A house with a bold yet understated presence toward the outside that hides a complex interior in relationship with a newly created landscape.
A place where the normative setback areas are reinterpreted as opportunities to redefine the perimeter and expand the domestic realm.
The stair presents itself as an element that tensions and enriches the experience of the interior space.
Arrival at the site revealed an apparently neutral landscape: a flat plot among pine trees that demanded the creation of an inner world capable of conversing with a newly imagined exterior. The house emerges as a sober presence outwardly, yet internally it unfolds with complexity, shaped by a redefined ground plane and an elevated horizontal plane that shelters a secret garden at its core.

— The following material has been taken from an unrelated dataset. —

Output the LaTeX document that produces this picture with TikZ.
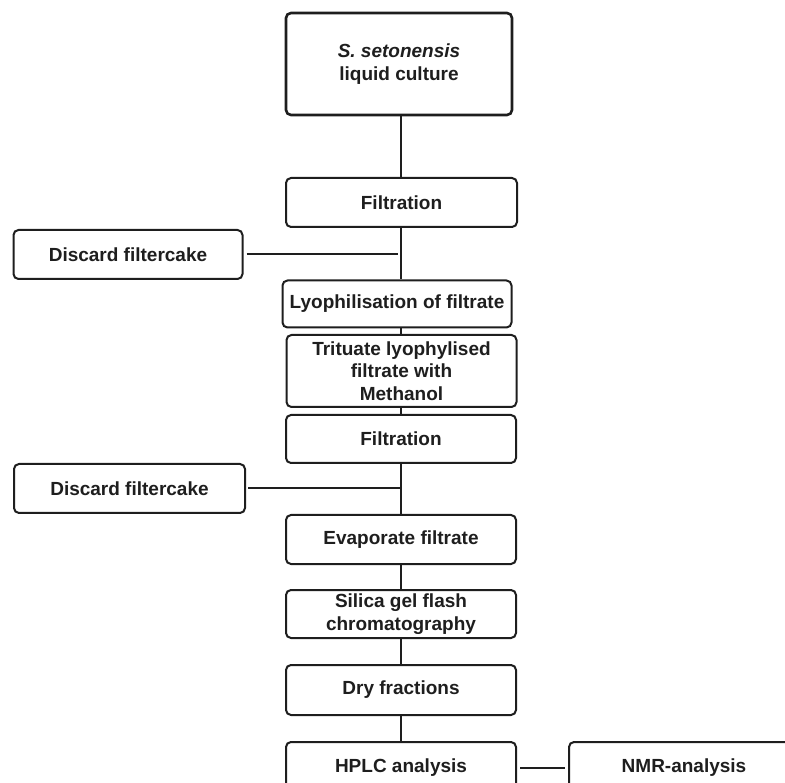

Setbacks become opportunities—hidden patios, displaced staircases, and routes that expand spatial experience. The east-west entrance sequence leads to a generous horizontal space where the living-kitchen area opens toward a pool that nearly enters the home, drawing the surrounding greenery inside and framing the sky through the pines.
A dual staircase system introduces a vertical tension that connects the ground floor, a basement lit by skylights, and the first floor, where bedrooms overlook a double-height void. In the attic level, two study spaces rise like an internal beacon, visually linking the project’s key diagonals. Thus, a regular plot becomes a field for exploring new ways of inhabiting and expanding architectural boundaries.